When you shop for an engagement ring or other diamond jewelry, you'll realize very quickly how expensive diamonds can be. A diamond's cut, shape, and setting all have an impact on its appearance. There are ways to use these elements to get more diamond for your buck. Use these techniques to help you buy a diamond that looks larger than it really is.
Focus on the Right Shape
Fancy shaped diamond usually look larger than round diamonds of equal weight. This is especially true about diamonds with elongated shapes, such as marquise, oval, and pear-shaped diamonds. You might be tempted to buy an engagement ring set with diamonds that are cut shallow. This means they are not as deep as they ideally should be. Shallow cut diamonds do appear larger than the same size stones with a more proportional cut, but what you gain in size you could lose in brilliance. Light traveling through a shallow cut tends to go out the back instead of bouncing off of the sides of the stone and back into your vision.
Princess cut diamonds are pressure set together so tightly that they appear to be one larger diamond. If that's the look you want, go for it, but keep in mind that these can be costly to repair if you lose a stone. With so many stones in each ring, it is much more probable that you will lose one.
You can choose to add accent stones to enhance your ring's size. One accent diamond on either side of a center diamond makes a beautiful engagement ring. If you want the main stone to appear larger in a three stone ring, have the accent stones be half the size of the main stone.

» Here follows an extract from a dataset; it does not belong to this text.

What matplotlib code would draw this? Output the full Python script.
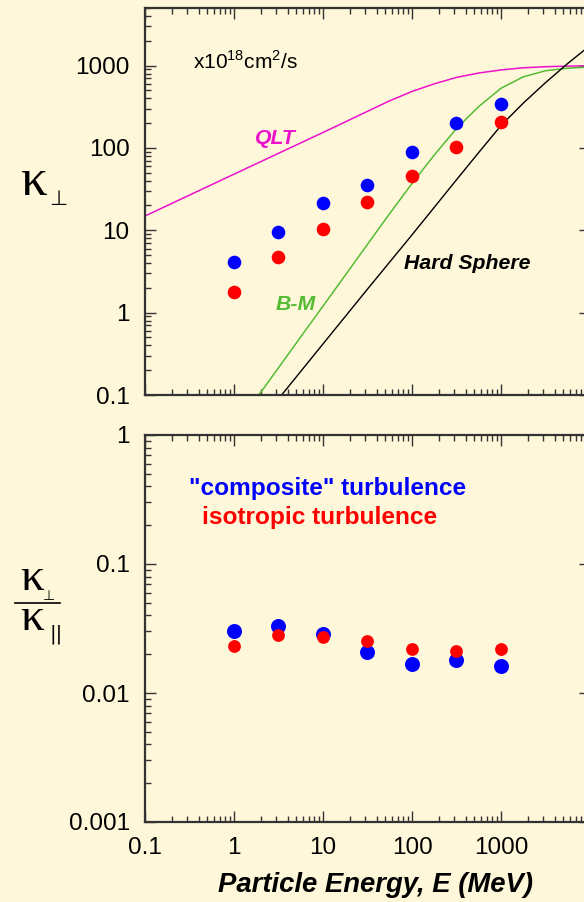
import numpy as np
import matplotlib
matplotlib.use('Agg')
import matplotlib.pyplot as plt
from matplotlib.lines import Line2D
from matplotlib.ticker import LogLocator, NullFormatter, FixedLocator, FixedFormatter

plt.rcParams['font.family'] = ['Liberation Sans', 'DejaVu Sans']

# Simulated particle energies (MeV)
energy = [1, 3.16, 10, 31.6, 100, 316, 1000]

# kappa_perp (x10^18 cm^2/s)
kperp_composite = [4.1, 9.5, 21.7, 35.5, 90, 200, 343]
kperp_isotropic = [1.78, 4.8, 10.3, 22.3, 45.8, 104, 208]

# kappa_perp / kappa_par
ratio_composite = [0.0302, 0.0331, 0.0287, 0.0209, 0.0169, 0.0181, 0.0161]
ratio_isotropic = [0.0230, 0.0280, 0.0270, 0.0252, 0.0219, 0.0210, 0.0219]

# theory curves
qlt_e  = [0.1, 1, 3.16, 10, 17.8, 31.6, 56, 100, 178, 316, 562, 1000, 1780, 3160, 5620, 10000]
qlt_k  = [14.9, 48, 86, 154, 207, 278, 373, 485, 600, 718, 812, 885, 940, 968, 985, 995]
bm_e   = [1.9, 3.16, 5.6, 10, 17.8, 31.6, 56, 100, 178, 316, 562, 1000, 1780, 3160, 5620, 10000]
bm_k   = [0.1, 0.214, 0.505, 1.2, 2.85, 6.75, 15.9, 37, 82, 172, 318, 530, 730, 865, 930, 960]
hard_e = [3.43, 10, 31.6, 100, 316, 562, 1000, 1780, 3160, 5620, 10000]
hard_k = [0.1, 0.417, 1.93, 8.8, 41, 88, 187, 350, 620, 1060, 1750]

BG      = '#FEF7DA'
BLUE    = '#0000FF'
RED     = '#FF0000'
MAGENTA = '#EE11CC'
GREEN   = '#55BB33'
SPINE   = '#333333'

W, H = 584, 902

def fx(x):
    return x / W

def fy(y):
    return 1 - y / H

def style_axis(ax, ylo, yhi):
    ax.set_xscale('log')
    ax.set_yscale('log')
    ax.set_xlim(0.1, 10000)
    ax.set_ylim(ylo, yhi)
    ax.set_facecolor(BG)
    for s in ax.spines.values():
        s.set_linewidth(1.6)
        s.set_color(SPINE)
    ax.tick_params(which='both', direction='in', top=True, right=True, color=SPINE, width=1.0)
    ax.tick_params(which='major', length=8, labelsize=17.5, pad=11)
    ax.tick_params(which='minor', length=4.5)
    ax.xaxis.set_minor_locator(LogLocator(base=10, subs=np.arange(2, 10), numticks=20))
    ax.yaxis.set_minor_locator(LogLocator(base=10, subs=np.arange(2, 10), numticks=20))
    ax.xaxis.set_minor_formatter(NullFormatter())
    ax.yaxis.set_minor_formatter(NullFormatter())

def kappa(x, y, sub, sub_size, sub_dx, sub_dy, size=34):
    # upright serif kappa with a small subscript symbol next to it
    fig.text(fx(x), fy(y), 'κ', fontsize=size, family=['Liberation Serif', 'DejaVu Serif'],
             ha='left', va='baseline')
    fig.text(fx(x + sub_dx), fy(y + sub_dy), sub, fontsize=sub_size, family=['DejaVu Sans'],
             ha='left', va='baseline')

fig = plt.figure(figsize=(W / 100, H / 100), dpi=100)
fig.patch.set_facecolor(BG)

# top panel: kappa_perp
ax1 = fig.add_axes([fx(145), fy(395), fx(445), 387 / H])
style_axis(ax1, 0.1, 5000)
ax1.yaxis.set_major_locator(FixedLocator([0.1, 1, 10, 100, 1000]))
ax1.yaxis.set_major_formatter(FixedFormatter(['0.1', '1', '10', '100', '1000']))
ax1.xaxis.set_major_locator(FixedLocator([0.1, 1, 10, 100, 1000, 10000]))
ax1.xaxis.set_major_formatter(NullFormatter())

ax1.plot(qlt_e, qlt_k, color=MAGENTA, lw=1.1)
ax1.plot(bm_e, bm_k, color=GREEN, lw=1.1)
ax1.plot(hard_e, hard_k, color='black', lw=1.0)
ax1.plot(energy, kperp_composite, 'o', color=BLUE, ms=9.8, mec='none', zorder=5)
ax1.plot(energy, kperp_isotropic, 'o', color=RED, ms=9.8, mec='none', zorder=5)

ax1.text(2.89, 129, 'QLT', color=MAGENTA, fontsize=15.3, fontweight='bold', fontstyle='italic',
         ha='center', va='center')
ax1.text(4.98, 1.24, 'B-M', color=GREEN, fontsize=15.3, fontweight='bold', fontstyle='italic',
         ha='center', va='center')
ax1.text(415, 4.0, 'Hard Sphere', color='black', fontsize=15.3, fontweight='bold', fontstyle='italic',
         ha='center', va='center')
ax1.text(0.346, 915, r'x10$^{\mathregular{18}}$cm$^{\mathregular{2}}$/s', fontsize=15,
         ha='left', va='baseline')

# bottom panel: kappa_perp / kappa_par
ax2 = fig.add_axes([fx(145), fy(822), fx(445), 387 / H])
style_axis(ax2, 0.001, 1)
ax2.yaxis.set_major_locator(FixedLocator([0.001, 0.01, 0.1, 1]))
ax2.yaxis.set_major_formatter(FixedFormatter(['0.001', '0.01', '0.1', '1']))
ax2.xaxis.set_major_locator(FixedLocator([0.1, 1, 10, 100, 1000, 10000]))
ax2.xaxis.set_major_formatter(FixedFormatter(['0.1', '1', '10', '100', '1000', '']))

ax2.plot(energy, ratio_composite, 'o', color=BLUE, ms=10.8, mec='none', zorder=5)
ax2.plot(energy, ratio_isotropic, 'o', color=RED, ms=9.2, mec='none', zorder=6)

ax2.text(0.411, 0.863, '"composite" turbulence', color=BLUE, fontsize=17.6, fontweight='bold',
         ha='center', va='center', transform=ax2.transAxes)
ax2.text(0.392, 0.788, 'isotropic turbulence', color=RED, fontsize=17.6, fontweight='bold',
         ha='center', va='center', transform=ax2.transAxes)

fig.text(fx(375), fy(885), 'Particle Energy, E (MeV)', fontsize=19.8, fontweight='bold',
         fontstyle='italic', ha='center', va='center')

# y labels
kappa(21, 195, '⊥', 15, 28, 10, size=38)
kappa(20, 590, '⊥', 10, 23, 10, size=34)
kappa(20, 630, '||', 14, 29, 10, size=34)
fig.add_artist(Line2D([fx(15), fx(60)], [fy(603), fy(603)], color='black', lw=1.2))

fig.savefig('out.png', dpi=100, facecolor=BG)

Choose a Setting That Enhances the Size
A halo setting or bezel setting both add an extra continuous surface of diamonds around your center diamond. These small diamonds expand the overall diameter of your ring and make your diamond appear larger. It's difficult to distinguish these small individual stones, so a halo setting makes you think the jewelry has more, and larger, diamonds than it truly does. Keep in mind that diamond rings with intricate pavé halo settings can be expensive, so sometimes it's less costly to buy a larger diamond.
Another option is a vintage ring. A lot of vintage diamond rings from the 1940's are set in an illusion setting. Metal prongs are built up in a square shape to make round diamonds appear square in shape and larger than they really are. Side stones, like small diamonds set into the band on either side of a center stone, will make the focal diamond look larger than if it the diamond was set in solitaire. Make sure the accent diamonds are small in scale for optimal impact.
Prongs should work to enhance your diamond's size, not take away from it. Six prong crown settings can make a diamond appear smaller. Opt for four prongs instead.
The Metal Band
The right metal will make a difference. Platinum or white gold will blend with and enhance a white diamond, making it appear larger. A yellow gold setting can throw a yellowish tint back onto the diamond. If your diamond is on the smaller side, make sure your ring doesn't have a very thick band. The thinner and more dainty the band, the more your center diamond will be the focal point. Keep your setting in proportion to the size of your diamond.
The same goes for wedding bands. If you have a very small diamond ring, don't mix it with a very thick wedding band with larger scaled diamonds. Keep it thin and simple with small pavé set diamonds.
Consider a Diamond Enhancer for Rings or Earrings
These are pieces of jewelry sold separately from your diamond ring or earrings. The earring enhancer is a thin halo setting the slides underneath your solitaire diamond earrings. Diamond enhancers for rings are essentially a cradle that you set your solitaire diamond ring into. It adds top and bottom interest to the solitaire, making the overall ring appear larger.
Keep Your Diamond Clean
A clean diamond shines brighter and appears larger than a dirty, dingy one. Regular cleanings at home and an occasional deep clean at a jewelry store will make a huge difference in the sparkle and shine of your diamond. It's an easy way to make the ring look bigger (and brand new).